Merger talks between wireless carriers Sprint Corp. and Nextel Communications Inc. aren't sounding very jolly to one equipment supplier: Motorola Inc.
For years, the Schaumburg, Illinois, provider of wireless products and infrastructure equipment has enjoyed an almost exclusive relationship with Nextel -- supplying networking equipment and handsets to the wireless carrier. That advantageous agreement would end if Nextel joins forces with Sprint, industry experts say.
By contrast, a merger would likely provide a boost to Sprint's suppliers: Qualcomm Inc., Lucent Technologies Inc., Nortel Networks Corp. and handset makers such as Samsung, Audiovox Corp. and others.
The cause for the unequal distribution is a likely technology switch for Nextel, the smallest of the national wireless carriers. The Reston, Virginia, company has been something of a technology maverick, using a unique iDEN standard for its network and proprietary "push to talk" service. Sprint, on the other hand, has been running its network on CDMA -- the same standard that Verizon Wireless users.
In order for the two companies' networks to work with one another, it would be easier for Nextel to switch to CDMA rather than the other way around, experts said. Sprint a has large nationwide network that would cost a lot to convert or rebuild.
A Sprint conversion would be like "somebody wearing too many colors ... too many technologies are not a good thing," said Rick Black, an analyst at Blaylock & Partners.
Adding to the likelihood that Nextel will convert to CDMA is the fact that the company has already been looking into switching its platform technology. Nextel has been testing -- with Motorola -- a new wireless standard based on CDMA. The company has also been testing a unique technology, called OFDM, with New Jersey-based startup Flarion Technologies.
"Obviously, there is still lots of uncertainty about how they will go through consolidation," said Bill Choi, said an analyst at Kaufman Brothers. A Nextel CDMA conversion would provide a windfall to whatever company gets to supply the technology -- whether that's Motorola, Lucent, Nortel or whoever.
An area with more certain impact for suppliers if Sprint and Nextel merge is handsets. Motorola is currently the sole handset provider to Nextel -- and the handsets it does sell to the carrier are also its most profitable. Sprint buys phones from a variety of makers including Motorola, but also Samsung, Audiovox Corp. and others.
Motorola will likely "wrangle themselves good market share" with a combined company, but it wouldn't be the same kind of advantage it's seen in the past, Choi said. Meanwhile, a merger means that Sprint's phone providers would be able to get business from a customer who was previously off-limits.
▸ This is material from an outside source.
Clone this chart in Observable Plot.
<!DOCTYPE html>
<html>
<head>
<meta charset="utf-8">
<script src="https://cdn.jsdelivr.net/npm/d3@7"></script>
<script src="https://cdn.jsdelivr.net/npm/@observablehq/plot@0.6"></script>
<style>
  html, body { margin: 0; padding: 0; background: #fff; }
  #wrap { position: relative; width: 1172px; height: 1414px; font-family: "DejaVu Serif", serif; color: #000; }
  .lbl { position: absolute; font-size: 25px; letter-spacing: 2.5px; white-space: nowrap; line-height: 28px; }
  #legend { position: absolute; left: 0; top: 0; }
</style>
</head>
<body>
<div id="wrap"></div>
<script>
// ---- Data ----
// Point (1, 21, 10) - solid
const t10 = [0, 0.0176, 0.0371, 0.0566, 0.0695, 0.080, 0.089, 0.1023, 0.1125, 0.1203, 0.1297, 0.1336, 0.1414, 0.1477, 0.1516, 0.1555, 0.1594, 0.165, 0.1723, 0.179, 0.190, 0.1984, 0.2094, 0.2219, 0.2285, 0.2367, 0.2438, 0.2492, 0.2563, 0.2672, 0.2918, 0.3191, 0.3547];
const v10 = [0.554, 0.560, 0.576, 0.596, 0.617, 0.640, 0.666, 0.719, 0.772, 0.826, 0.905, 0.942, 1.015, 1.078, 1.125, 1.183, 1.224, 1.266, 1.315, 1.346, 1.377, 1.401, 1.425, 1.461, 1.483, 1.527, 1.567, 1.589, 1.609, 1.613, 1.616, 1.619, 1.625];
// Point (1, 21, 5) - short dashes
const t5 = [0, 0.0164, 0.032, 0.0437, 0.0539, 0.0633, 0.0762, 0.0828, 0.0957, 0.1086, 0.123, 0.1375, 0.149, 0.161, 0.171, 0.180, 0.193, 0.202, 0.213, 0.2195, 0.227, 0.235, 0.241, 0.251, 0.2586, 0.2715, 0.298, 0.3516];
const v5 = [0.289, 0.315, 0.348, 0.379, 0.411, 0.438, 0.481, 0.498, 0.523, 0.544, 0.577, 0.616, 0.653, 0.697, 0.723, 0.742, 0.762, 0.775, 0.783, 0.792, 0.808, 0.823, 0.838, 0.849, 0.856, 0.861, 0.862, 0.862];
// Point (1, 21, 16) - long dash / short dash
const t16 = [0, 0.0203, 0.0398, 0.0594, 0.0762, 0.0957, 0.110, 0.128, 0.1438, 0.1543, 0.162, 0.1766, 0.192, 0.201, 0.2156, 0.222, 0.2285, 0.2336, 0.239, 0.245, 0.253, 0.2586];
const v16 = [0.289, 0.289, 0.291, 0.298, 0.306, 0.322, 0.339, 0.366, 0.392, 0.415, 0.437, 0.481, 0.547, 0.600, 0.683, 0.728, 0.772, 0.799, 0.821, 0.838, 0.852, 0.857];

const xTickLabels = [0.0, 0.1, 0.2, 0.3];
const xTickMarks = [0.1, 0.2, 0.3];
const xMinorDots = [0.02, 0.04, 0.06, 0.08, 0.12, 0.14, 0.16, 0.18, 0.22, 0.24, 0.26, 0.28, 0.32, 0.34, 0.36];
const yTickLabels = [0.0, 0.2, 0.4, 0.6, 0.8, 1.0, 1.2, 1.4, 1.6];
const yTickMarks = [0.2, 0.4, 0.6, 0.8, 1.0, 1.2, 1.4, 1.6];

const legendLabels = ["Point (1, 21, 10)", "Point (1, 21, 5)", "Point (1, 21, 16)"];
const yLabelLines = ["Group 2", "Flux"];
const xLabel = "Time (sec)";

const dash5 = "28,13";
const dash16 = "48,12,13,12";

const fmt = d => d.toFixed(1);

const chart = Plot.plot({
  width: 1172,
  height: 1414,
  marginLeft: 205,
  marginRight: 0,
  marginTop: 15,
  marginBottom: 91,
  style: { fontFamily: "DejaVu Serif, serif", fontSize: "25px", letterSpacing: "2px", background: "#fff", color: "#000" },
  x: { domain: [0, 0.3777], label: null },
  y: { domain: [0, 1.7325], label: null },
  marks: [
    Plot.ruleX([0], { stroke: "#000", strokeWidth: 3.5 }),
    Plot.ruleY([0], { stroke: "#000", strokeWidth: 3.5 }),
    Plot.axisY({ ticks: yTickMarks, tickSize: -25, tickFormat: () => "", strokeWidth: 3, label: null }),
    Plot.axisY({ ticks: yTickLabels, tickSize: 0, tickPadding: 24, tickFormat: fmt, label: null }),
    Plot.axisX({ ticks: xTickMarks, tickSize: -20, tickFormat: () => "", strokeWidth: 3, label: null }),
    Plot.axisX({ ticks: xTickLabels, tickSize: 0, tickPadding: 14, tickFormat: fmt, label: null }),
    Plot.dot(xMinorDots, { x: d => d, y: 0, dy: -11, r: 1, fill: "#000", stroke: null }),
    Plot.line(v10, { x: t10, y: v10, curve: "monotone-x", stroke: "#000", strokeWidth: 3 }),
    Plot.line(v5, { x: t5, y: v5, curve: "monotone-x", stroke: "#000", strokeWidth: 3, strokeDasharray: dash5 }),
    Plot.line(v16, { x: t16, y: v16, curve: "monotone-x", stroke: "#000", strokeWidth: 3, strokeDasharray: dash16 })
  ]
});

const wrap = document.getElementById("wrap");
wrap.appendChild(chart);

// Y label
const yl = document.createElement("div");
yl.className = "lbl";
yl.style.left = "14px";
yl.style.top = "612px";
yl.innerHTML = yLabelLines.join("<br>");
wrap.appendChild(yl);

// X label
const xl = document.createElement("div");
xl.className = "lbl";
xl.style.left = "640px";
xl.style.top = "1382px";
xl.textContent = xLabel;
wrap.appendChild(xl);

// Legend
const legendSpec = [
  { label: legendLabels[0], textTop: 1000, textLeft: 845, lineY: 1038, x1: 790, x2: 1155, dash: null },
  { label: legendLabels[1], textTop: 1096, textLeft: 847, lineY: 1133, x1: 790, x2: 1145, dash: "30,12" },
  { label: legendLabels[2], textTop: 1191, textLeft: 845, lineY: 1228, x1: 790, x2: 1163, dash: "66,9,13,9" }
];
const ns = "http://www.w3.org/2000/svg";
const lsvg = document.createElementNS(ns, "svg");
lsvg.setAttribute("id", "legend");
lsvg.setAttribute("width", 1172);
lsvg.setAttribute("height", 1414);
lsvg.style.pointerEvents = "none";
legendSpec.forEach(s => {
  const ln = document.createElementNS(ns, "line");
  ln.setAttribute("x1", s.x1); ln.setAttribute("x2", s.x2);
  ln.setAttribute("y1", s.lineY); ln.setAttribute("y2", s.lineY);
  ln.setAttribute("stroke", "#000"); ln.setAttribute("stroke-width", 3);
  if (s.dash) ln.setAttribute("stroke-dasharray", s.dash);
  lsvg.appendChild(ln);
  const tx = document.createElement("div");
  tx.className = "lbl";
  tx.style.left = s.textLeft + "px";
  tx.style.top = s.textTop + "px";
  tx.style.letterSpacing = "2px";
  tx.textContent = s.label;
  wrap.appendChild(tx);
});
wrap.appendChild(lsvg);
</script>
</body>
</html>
But the biggest winner of the combination would be Qualcomm, which already licenses and makes chips using CDMA technology to Sprint. Qualcomm has also been working with Nextel for the past two years on developing a new push-to-talk technology, QChat, that can work on a CDMA platform.
A merger would likely mean that Qualcomm "could collect royalties on additional CDMA handset sales and sell most of the chipsets for handset sales," Wojtek Uzdelewicz, a Bear Stearns analyst, wrote in a note.